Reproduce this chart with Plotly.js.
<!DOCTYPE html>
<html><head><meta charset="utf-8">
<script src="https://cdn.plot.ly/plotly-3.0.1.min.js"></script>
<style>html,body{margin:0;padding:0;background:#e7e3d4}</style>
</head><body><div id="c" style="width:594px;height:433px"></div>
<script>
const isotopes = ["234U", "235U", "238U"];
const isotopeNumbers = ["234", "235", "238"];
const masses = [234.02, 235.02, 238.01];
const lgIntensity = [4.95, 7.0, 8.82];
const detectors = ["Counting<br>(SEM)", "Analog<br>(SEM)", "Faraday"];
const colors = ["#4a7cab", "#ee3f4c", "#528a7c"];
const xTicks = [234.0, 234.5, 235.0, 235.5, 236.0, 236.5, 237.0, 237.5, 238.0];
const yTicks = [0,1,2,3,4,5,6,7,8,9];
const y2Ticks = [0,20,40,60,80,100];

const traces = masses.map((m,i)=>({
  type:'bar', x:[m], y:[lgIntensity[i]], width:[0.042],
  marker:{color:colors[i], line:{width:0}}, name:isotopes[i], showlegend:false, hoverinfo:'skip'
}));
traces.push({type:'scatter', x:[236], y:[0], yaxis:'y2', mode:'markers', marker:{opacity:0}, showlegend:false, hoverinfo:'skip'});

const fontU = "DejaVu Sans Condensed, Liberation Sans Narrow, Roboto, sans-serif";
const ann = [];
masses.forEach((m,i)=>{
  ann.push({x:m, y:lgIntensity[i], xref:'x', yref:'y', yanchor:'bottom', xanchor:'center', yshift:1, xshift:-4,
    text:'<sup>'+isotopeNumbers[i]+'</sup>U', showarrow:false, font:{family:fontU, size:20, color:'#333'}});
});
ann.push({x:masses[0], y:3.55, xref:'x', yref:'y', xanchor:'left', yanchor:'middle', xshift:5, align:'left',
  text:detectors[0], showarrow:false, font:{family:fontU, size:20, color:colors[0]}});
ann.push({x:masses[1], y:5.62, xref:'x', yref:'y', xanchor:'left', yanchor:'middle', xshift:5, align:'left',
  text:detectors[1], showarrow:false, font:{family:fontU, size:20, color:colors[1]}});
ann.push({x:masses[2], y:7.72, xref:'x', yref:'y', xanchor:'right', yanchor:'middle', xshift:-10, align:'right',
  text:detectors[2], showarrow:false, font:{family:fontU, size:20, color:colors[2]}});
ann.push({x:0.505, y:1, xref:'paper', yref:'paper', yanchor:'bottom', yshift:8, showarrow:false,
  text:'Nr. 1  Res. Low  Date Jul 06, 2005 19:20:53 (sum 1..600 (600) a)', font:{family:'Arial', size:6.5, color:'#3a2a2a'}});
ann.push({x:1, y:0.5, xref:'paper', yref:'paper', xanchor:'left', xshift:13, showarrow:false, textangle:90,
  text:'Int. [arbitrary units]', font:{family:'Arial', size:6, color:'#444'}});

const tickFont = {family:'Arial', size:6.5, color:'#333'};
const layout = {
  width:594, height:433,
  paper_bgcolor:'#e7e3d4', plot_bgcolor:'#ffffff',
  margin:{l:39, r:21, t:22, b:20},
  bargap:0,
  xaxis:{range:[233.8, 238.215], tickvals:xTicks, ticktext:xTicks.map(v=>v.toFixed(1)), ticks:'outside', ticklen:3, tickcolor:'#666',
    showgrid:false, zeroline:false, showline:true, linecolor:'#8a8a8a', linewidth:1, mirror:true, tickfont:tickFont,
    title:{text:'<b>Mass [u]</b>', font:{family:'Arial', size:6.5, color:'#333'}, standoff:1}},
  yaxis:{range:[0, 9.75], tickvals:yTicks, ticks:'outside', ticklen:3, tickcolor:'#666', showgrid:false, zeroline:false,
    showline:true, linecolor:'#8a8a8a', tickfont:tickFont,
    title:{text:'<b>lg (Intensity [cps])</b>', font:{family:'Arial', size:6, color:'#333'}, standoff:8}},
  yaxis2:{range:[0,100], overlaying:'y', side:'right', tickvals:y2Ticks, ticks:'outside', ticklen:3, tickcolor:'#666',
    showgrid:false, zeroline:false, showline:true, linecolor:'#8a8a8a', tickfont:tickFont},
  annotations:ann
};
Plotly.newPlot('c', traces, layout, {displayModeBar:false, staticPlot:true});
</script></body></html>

▶ PROMPT:
Restate the data above word for word.

▶ RESULT OF THE TASK:
Reproduce this chart with Plotly.js.
<!DOCTYPE html>
<html><head><meta charset="utf-8">
<script src="https://cdn.plot.ly/plotly-3.0.1.min.js"></script>
<style>html,body{margin:0;padding:0;background:#e7e3d4}</style>
</head><body><div id="c" style="width:594px;height:433px"></div>
<script>
const isotopes = ["234U", "235U", "238U"];
const isotopeNumbers = ["234", "235", "238"];
const masses = [234.02, 235.02, 238.01];
const lgIntensity = [4.95, 7.0, 8.82];
const detectors = ["Counting<br>(SEM)", "Analog<br>(SEM)", "Faraday"];
const colors = ["#4a7cab", "#ee3f4c", "#528a7c"];
const xTicks = [234.0, 234.5, 235.0, 235.5, 236.0, 236.5, 237.0, 237.5, 238.0];
const yTicks = [0,1,2,3,4,5,6,7,8,9];
const y2Ticks = [0,20,40,60,80,100];

const traces = masses.map((m,i)=>({
  type:'bar', x:[m], y:[lgIntensity[i]], width:[0.042],
  marker:{color:colors[i], line:{width:0}}, name:isotopes[i], showlegend:false, hoverinfo:'skip'
}));
traces.push({type:'scatter', x:[236], y:[0], yaxis:'y2', mode:'markers', marker:{opacity:0}, showlegend:false, hoverinfo:'skip'});

const fontU = "DejaVu Sans Condensed, Liberation Sans Narrow, Roboto, sans-serif";
const ann = [];
masses.forEach((m,i)=>{
  ann.push({x:m, y:lgIntensity[i], xref:'x', yref:'y', yanchor:'bottom', xanchor:'center', yshift:1, xshift:-4,
    text:'<sup>'+isotopeNumbers[i]+'</sup>U', showarrow:false, font:{family:fontU, size:20, color:'#333'}});
});
ann.push({x:masses[0], y:3.55, xref:'x', yref:'y', xanchor:'left', yanchor:'middle', xshift:5, align:'left',
  text:detectors[0], showarrow:false, font:{family:fontU, size:20, color:colors[0]}});
ann.push({x:masses[1], y:5.62, xref:'x', yref:'y', xanchor:'left', yanchor:'middle', xshift:5, align:'left',
  text:detectors[1], showarrow:false, font:{family:fontU, size:20, color:colors[1]}});
ann.push({x:masses[2], y:7.72, xref:'x', yref:'y', xanchor:'right', yanchor:'middle', xshift:-10, align:'right',
  text:detectors[2], showarrow:false, font:{family:fontU, size:20, color:colors[2]}});
ann.push({x:0.505, y:1, xref:'paper', yref:'paper', yanchor:'bottom', yshift:8, showarrow:false,
  text:'Nr. 1  Res. Low  Date Jul 06, 2005 19:20:53 (sum 1..600 (600) a)', font:{family:'Arial', size:6.5, color:'#3a2a2a'}});
ann.push({x:1, y:0.5, xref:'paper', yref:'paper', xanchor:'left', xshift:13, showarrow:false, textangle:90,
  text:'Int. [arbitrary units]', font:{family:'Arial', size:6, color:'#444'}});

const tickFont = {family:'Arial', size:6.5, color:'#333'};
const layout = {
  width:594, height:433,
  paper_bgcolor:'#e7e3d4', plot_bgcolor:'#ffffff',
  margin:{l:39, r:21, t:22, b:20},
  bargap:0,
  xaxis:{range:[233.8, 238.215], tickvals:xTicks, ticktext:xTicks.map(v=>v.toFixed(1)), ticks:'outside', ticklen:3, tickcolor:'#666',
    showgrid:false, zeroline:false, showline:true, linecolor:'#8a8a8a', linewidth:1, mirror:true, tickfont:tickFont,
    title:{text:'<b>Mass [u]</b>', font:{family:'Arial', size:6.5, color:'#333'}, standoff:1}},
  yaxis:{range:[0, 9.75], tickvals:yTicks, ticks:'outside', ticklen:3, tickcolor:'#666', showgrid:false, zeroline:false,
    showline:true, linecolor:'#8a8a8a', tickfont:tickFont,
    title:{text:'<b>lg (Intensity [cps])</b>', font:{family:'Arial', size:6, color:'#333'}, standoff:8}},
  yaxis2:{range:[0,100], overlaying:'y', side:'right', tickvals:y2Ticks, ticks:'outside', ticklen:3, tickcolor:'#666',
    showgrid:false, zeroline:false, showline:true, linecolor:'#8a8a8a', tickfont:tickFont},
  annotations:ann
};
Plotly.newPlot('c', traces, layout, {displayModeBar:false, staticPlot:true});
</script></body></html>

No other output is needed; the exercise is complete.